After one complete round of Pro qualifying, the cars were set for the twilight runs. Greg Anderson put his Camaro at No. 1 in Pro Stock qualifying, but Blake Alexander’s Mustang blew its engine in the Funny Car runs, dumping all its oil onto the track. With twilight approaching, the track and NHRA crews worked feverishly for almost an hour to clean up the mess and dry out the surface. They ran seven more Funny Car passes, and some of the cars nearly veered out of control from the slippery surface. The Top Fuel drivers got together and decided they had to talk to lNHRA officials, but for reasons known only to those NHRA officials, nobody answered their phones. S
o the Top Fuel drivers decided the track was unsafe for their huge engines, making 11,000 horsepower through those giant slick tires, and they agreed to not make their second qualifying runs in the gathering darkness. The foul-up cost the Top Fuel cars the best and coolest weather of the weekend, and they proceeded to Saturday for the rest of qualifying.
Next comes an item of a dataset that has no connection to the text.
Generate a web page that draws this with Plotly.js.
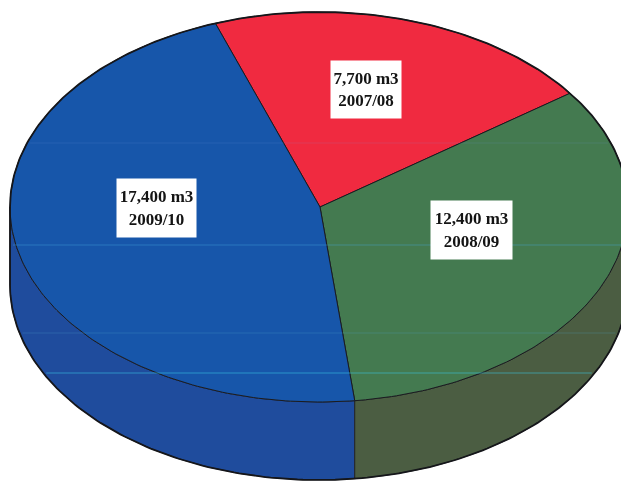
<!DOCTYPE html>
<html>
<head>
<meta charset="utf-8">
<script src="https://cdn.plot.ly/plotly-3.0.1.min.js"></script>
<style>html,body{margin:0;padding:0;background:#fff;overflow:hidden}#chart{filter:blur(0.45px)}</style>
</head>
<body>
<div id="chart" style="width:621px;height:481px"></div>
<script>
// Data
const seasons = ["2007/08", "2008/09", "2009/10"];
const volumes = [7700, 12400, 17400];
const volumeLabels = ["7,700 m3", "12,400 m3", "17,400 m3"];

// Drawing geometry (pie tilted into an ellipse, in axis units)
const cx = 319, cy = 207, rx = 309, ry = 195, depth = 78;
const pivotX = 320;
const startAngle = -19.6;         // degrees clockwise from top
const faceColors = ["#f02a40", "#447a50", "#1756aa"];
const wallGreen = "#4b5d42", wallBlue = "#1f4c9d";
const labelCentres = [[366, 89.5], [471, 230], [156.5, 208]];
const boxSizes = [[70, 57], [81, 58], [79, 58]];

const rad = d => d * Math.PI / 180;
const px = a => cx + rx * Math.sin(rad(a));
const py = (a, dy) => cy + (dy || 0) - ry * Math.cos(rad(a));

function arc(a0, a1, dy) {
  const xs = [], ys = [], n = Math.max(2, Math.ceil(Math.abs(a1 - a0)));
  for (let i = 0; i <= n; i++) {
    const a = a0 + (a1 - a0) * i / n;
    xs.push(px(a)); ys.push(py(a, dy));
  }
  return [xs, ys];
}

function poly(xs, ys, fill, width, name) {
  return {type: "scatter", mode: "lines", x: xs, y: ys, fill: "toself", fillcolor: fill,
    line: {color: "#1a1b20", width: width}, hoverinfo: "skip", showlegend: false, name: name};
}

const total = volumes.reduce((s, v) => s + v, 0);
const bounds = [startAngle];
volumes.forEach(v => bounds.push(bounds[bounds.length - 1] + v / total * 360));

const traces = [];

// Side walls
const split = bounds[2];
function wall(a0, a1, fill) {
  const top = arc(a0, a1, 0), bot = arc(a1, a0, depth);
  return poly(top[0].concat(bot[0], [top[0][0]]), top[1].concat(bot[1], [top[1][0]]), fill, 0.8, "wall");
}
traces.push(wall(split, 270, wallBlue));
traces.push(wall(90, split, wallGreen));

// Top face slices
volumes.forEach((v, i) => {
  const a = arc(bounds[i], bounds[i + 1], 0);
  traces.push(poly([pivotX].concat(a[0], [pivotX]), [cy].concat(a[1], [cy]), faceColors[i], 1.0, seasons[i]));
});

// Faint scanner streaks across the whole silhouette
function silhouetteHalf(y) {
  if (y <= cy) return rx * Math.sqrt(Math.max(0, 1 - Math.pow((y - cy) / ry, 2)));
  if (y <= cy + depth) return rx;
  return rx * Math.sqrt(Math.max(0, 1 - Math.pow((y - cy - depth) / ry, 2)));
}
[[245, "rgba(70,170,220,0.4)"], [373, "rgba(60,200,230,0.55)"], [333, "rgba(80,170,210,0.25)"], [143, "rgba(120,170,230,0.15)"]]
  .forEach(s => {
    const half = silhouetteHalf(s[0]);
    traces.push({type: "scatter", mode: "lines", x: [cx - half + 3, cx + half - 3], y: [s[0], s[0]],
      line: {color: s[1], width: 1}, hoverinfo: "skip", showlegend: false});
  });

// Heavy outer outline
const outlineTop = arc(-90, 90, 0), outlineBot = arc(90, 270, depth);
traces.push({type: "scatter", mode: "lines",
  x: outlineTop[0].concat(outlineBot[0], [outlineTop[0][0]]),
  y: outlineTop[1].concat(outlineBot[1], [outlineTop[1][0]]),
  line: {color: "#15161a", width: 1.8}, hoverinfo: "skip", showlegend: false});

const annotations = volumes.map((v, i) => ({
  x: labelCentres[i][0], y: labelCentres[i][1], xref: "x", yref: "y",
  text: volumeLabels[i] + "<br>" + seasons[i],
  showarrow: false, bgcolor: "#ffffff", borderpad: 0,
  width: boxSizes[i][0], height: boxSizes[i][1], align: "center", valign: "middle",
  font: {family: "Liberation Serif, serif", size: 17, color: "#141414", weight: 700}
}));

const hidden = {visible: false, fixedrange: true};
Plotly.newPlot("chart", traces, {
  width: 621, height: 481,
  margin: {l: 0, r: 0, t: 0, b: 0},
  paper_bgcolor: "#ffffff", plot_bgcolor: "#ffffff",
  showlegend: false,
  xaxis: Object.assign({range: [0, 621]}, hidden),
  yaxis: Object.assign({range: [481, 0]}, hidden),
  annotations: annotations
}, {staticPlot: true, displayModeBar: false});
</script>
</body>
</html>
Because the various news media had abandoned BIR, with Reusse, for example, leaving to write about his favorite small-town amateur baseball tournament, and others trusting wire services and the NHRA for information, race fans were left in a void. The NHRA is clever at never giving out anything that might sound negative. Only one national racing publication carried any information about the “Minnesota Mutiny” of the Top Fuel stars.
Even the Fox Sports “live” coverage spent much of its first noon session doing features and promo pieces and ignored the biggest news story of the season. And when it came to the eliminations, also on video replay, it overlooked the fantastic runs of Mike Salinas in Top Fuel, and even winner Antron Brown.
It also ran a nice personal featurette on the legendary John Force — the most colorful quote machine in the history of NHRA — even while Force was winning his first-round match, and then lost to Dale Creasy in the quarterfinals. Dallas Glenn, driving a Greg Anderson team car, not only beat Kyle Koretsky in a pair of team cars in the Pro Stock final, but it was his fourth victory of the season and boosted his Pro Stock points lead.
Bulldogs depth key
As the UMD football team continues to train for the upcoming Northern Sun Conference season, Kyle Walljasper is the runaway leader at quarterback, but faces a different situation this year as a sophomore. Last year, as a freshman, he wasn’t even mentioned on the depth chart, but after a few injuries, he got the chance to go in, usually in situations where a quarterback run was called for. Game after game, he produced with regularity.
Now as a sophomore, he has taken a clear leadership role in the huddles, the dressing room and in the scheme of coach Curt Wiese. His running specialty remained, and Walljasper has worked to polish his passing skills, which proved surprisingly adequate as a freshman once he was entrusted to throw the ball more.
Meanwhile, Wiese has assembled some impressive depth at quarterback, and his biggest chore might be to decide who will be his choice as first backup — preferably in blowing victories and not because of injuries. The offense should be secure, and it will be the development of the UMD defense that might be the key to success this year.
The Bulldogs open the season August 31 against Northern Michigan in a non-conference game that will provide a stiff test for the newly realigned NSIC, in which there no longer will be north and south divisions, but all will compete overall in the standings. The Bulldogs go to Northern State in Aberdeen for their September 9 NSIC opener before returning to Malosky Stadium to face Sioux Falls in their home conference opener on September 16.